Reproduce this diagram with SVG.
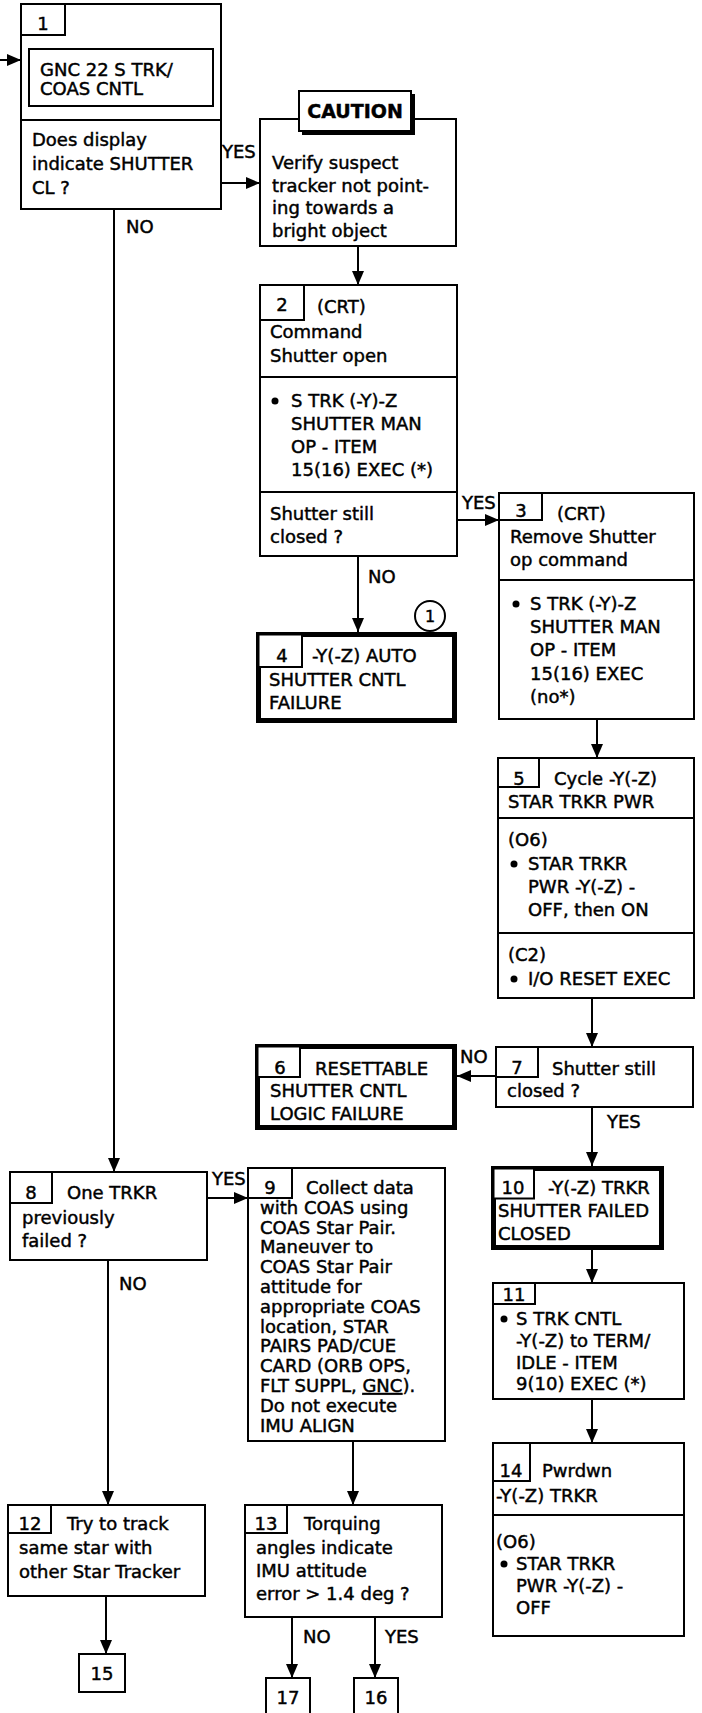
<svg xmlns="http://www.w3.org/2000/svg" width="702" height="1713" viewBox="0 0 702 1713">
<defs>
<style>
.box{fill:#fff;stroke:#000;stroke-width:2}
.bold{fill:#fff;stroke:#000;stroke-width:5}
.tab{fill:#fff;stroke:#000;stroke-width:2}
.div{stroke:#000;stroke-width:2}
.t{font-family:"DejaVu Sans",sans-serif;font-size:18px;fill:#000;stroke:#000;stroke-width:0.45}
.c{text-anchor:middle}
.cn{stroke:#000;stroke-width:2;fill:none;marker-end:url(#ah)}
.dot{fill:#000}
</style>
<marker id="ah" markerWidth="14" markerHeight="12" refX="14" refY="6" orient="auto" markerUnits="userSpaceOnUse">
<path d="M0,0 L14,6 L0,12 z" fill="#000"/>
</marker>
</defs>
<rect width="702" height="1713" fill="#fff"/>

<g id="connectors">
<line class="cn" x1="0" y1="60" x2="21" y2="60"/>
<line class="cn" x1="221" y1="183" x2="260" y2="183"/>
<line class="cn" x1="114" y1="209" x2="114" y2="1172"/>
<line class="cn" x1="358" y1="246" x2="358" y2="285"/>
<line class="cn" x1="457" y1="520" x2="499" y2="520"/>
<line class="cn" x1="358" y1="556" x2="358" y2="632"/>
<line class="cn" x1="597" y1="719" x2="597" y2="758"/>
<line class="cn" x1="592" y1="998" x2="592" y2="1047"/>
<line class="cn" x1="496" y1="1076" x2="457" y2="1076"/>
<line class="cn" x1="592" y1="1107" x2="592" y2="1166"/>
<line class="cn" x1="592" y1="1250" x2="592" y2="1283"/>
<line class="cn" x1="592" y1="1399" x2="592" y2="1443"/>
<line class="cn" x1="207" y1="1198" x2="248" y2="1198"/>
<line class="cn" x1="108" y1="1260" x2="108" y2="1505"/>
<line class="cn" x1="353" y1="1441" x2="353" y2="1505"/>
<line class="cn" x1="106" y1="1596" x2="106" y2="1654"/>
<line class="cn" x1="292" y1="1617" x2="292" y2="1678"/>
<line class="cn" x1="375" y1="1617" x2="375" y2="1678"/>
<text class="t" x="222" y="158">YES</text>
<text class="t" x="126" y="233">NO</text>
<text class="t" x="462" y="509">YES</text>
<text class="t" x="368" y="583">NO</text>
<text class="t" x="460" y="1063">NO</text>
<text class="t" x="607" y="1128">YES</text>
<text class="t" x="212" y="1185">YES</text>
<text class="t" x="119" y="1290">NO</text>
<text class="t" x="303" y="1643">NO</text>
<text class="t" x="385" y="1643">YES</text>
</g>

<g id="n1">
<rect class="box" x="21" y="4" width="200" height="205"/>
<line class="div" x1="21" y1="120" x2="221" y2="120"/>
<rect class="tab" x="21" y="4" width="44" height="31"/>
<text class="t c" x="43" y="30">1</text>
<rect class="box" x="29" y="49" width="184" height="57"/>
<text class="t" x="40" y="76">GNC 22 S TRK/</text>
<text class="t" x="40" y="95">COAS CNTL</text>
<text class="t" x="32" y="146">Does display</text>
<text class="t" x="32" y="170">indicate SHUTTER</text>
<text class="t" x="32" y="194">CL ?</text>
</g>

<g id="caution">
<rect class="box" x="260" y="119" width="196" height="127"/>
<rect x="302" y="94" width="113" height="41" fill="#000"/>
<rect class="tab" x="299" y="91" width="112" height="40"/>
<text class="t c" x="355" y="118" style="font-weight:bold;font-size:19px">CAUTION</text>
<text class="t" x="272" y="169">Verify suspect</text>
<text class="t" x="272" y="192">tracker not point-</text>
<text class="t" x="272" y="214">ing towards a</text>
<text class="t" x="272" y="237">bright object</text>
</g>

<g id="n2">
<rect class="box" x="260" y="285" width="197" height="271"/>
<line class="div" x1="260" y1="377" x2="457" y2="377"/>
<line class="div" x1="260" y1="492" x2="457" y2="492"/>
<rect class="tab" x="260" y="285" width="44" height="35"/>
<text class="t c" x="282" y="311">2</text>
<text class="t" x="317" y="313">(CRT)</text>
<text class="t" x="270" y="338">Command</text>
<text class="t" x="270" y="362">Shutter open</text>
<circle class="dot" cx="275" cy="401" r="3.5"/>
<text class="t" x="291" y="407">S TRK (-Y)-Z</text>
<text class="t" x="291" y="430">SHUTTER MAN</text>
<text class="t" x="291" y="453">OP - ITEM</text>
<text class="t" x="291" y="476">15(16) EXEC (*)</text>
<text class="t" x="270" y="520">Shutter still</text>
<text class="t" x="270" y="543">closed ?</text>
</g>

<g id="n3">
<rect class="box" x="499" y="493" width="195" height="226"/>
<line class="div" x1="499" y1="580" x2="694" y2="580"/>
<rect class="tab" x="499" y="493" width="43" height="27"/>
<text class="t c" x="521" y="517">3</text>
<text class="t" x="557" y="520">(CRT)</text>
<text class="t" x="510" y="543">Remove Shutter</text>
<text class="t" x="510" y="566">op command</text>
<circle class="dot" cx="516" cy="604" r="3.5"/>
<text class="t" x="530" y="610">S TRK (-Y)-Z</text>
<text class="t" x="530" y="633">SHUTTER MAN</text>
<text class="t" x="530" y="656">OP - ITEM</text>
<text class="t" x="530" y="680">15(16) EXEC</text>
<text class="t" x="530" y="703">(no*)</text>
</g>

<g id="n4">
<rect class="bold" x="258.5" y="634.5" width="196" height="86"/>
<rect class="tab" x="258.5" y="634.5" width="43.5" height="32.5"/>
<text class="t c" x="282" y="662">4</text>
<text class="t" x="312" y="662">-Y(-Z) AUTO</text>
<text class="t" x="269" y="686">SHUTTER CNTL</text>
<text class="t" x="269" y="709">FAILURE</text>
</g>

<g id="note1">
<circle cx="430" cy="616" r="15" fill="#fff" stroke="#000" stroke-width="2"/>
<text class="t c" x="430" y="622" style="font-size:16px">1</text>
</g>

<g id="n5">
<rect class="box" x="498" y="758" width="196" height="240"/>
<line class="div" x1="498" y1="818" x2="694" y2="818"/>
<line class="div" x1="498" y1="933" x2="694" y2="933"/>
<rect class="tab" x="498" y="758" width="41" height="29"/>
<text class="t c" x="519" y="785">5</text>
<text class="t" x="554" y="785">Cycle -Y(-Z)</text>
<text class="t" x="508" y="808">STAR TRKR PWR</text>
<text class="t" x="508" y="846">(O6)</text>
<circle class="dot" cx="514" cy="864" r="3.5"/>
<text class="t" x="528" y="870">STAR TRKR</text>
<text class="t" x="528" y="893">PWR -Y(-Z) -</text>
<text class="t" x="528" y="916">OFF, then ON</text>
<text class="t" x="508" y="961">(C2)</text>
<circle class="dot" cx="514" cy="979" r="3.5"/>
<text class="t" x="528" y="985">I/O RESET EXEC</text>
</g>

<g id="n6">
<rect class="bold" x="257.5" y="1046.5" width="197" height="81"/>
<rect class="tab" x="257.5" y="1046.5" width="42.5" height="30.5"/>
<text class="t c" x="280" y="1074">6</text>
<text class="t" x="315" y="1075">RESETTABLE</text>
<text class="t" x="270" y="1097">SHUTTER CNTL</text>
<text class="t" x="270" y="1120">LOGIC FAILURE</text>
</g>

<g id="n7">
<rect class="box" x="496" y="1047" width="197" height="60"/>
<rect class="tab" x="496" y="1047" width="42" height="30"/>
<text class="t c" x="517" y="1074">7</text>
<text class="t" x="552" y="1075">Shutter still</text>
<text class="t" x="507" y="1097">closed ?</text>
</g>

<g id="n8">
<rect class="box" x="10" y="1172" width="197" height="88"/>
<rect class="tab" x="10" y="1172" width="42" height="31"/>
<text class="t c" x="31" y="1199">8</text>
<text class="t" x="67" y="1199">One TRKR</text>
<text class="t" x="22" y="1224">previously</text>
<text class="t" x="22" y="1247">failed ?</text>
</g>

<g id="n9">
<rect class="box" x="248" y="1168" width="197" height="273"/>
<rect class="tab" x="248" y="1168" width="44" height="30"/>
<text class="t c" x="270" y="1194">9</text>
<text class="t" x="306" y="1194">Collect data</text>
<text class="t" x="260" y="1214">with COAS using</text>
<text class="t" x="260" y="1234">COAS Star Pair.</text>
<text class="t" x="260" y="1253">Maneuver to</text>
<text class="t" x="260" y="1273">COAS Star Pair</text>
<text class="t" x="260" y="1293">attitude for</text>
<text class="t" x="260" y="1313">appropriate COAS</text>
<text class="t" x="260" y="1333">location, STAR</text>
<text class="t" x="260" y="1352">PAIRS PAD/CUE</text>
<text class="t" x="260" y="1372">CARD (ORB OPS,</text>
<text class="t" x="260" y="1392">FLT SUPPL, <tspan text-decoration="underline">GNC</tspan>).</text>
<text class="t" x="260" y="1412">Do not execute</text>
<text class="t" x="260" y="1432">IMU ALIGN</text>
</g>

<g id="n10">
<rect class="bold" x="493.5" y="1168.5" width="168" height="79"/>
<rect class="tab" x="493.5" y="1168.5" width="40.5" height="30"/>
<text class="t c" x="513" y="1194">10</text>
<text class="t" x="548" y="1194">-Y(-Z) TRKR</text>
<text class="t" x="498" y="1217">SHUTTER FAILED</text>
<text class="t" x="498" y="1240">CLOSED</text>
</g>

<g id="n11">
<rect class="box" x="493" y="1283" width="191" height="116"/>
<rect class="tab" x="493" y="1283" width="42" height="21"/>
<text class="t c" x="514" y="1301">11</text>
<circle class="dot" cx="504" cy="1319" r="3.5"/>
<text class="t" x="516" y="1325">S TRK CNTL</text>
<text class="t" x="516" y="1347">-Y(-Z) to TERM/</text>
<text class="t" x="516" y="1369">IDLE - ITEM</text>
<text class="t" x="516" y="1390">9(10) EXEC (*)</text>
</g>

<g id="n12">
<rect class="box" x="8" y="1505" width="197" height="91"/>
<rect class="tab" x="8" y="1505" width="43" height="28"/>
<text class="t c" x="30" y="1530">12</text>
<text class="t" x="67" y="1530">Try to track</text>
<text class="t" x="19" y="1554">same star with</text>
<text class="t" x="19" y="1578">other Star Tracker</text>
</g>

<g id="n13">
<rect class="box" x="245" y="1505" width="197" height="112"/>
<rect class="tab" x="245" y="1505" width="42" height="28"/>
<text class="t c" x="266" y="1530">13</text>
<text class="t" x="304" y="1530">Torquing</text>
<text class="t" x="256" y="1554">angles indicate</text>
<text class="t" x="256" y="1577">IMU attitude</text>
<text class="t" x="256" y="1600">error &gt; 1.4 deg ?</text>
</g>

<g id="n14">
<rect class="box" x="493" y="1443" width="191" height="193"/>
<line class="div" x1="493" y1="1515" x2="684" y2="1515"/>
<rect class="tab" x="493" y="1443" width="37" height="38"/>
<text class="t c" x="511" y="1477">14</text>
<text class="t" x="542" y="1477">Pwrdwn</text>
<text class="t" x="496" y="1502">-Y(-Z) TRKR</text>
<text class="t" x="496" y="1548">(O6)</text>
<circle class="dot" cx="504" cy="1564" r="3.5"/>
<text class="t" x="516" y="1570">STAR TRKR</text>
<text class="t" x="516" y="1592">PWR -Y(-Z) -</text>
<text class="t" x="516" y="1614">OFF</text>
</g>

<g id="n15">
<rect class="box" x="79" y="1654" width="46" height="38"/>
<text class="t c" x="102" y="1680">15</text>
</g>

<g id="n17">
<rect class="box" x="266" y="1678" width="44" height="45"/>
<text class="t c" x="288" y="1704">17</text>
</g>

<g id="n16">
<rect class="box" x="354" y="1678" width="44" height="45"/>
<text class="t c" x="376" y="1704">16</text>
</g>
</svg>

**Task to complete**
Only a number is wanted: how many lines of the data above contain "with"?

**Solution below**
3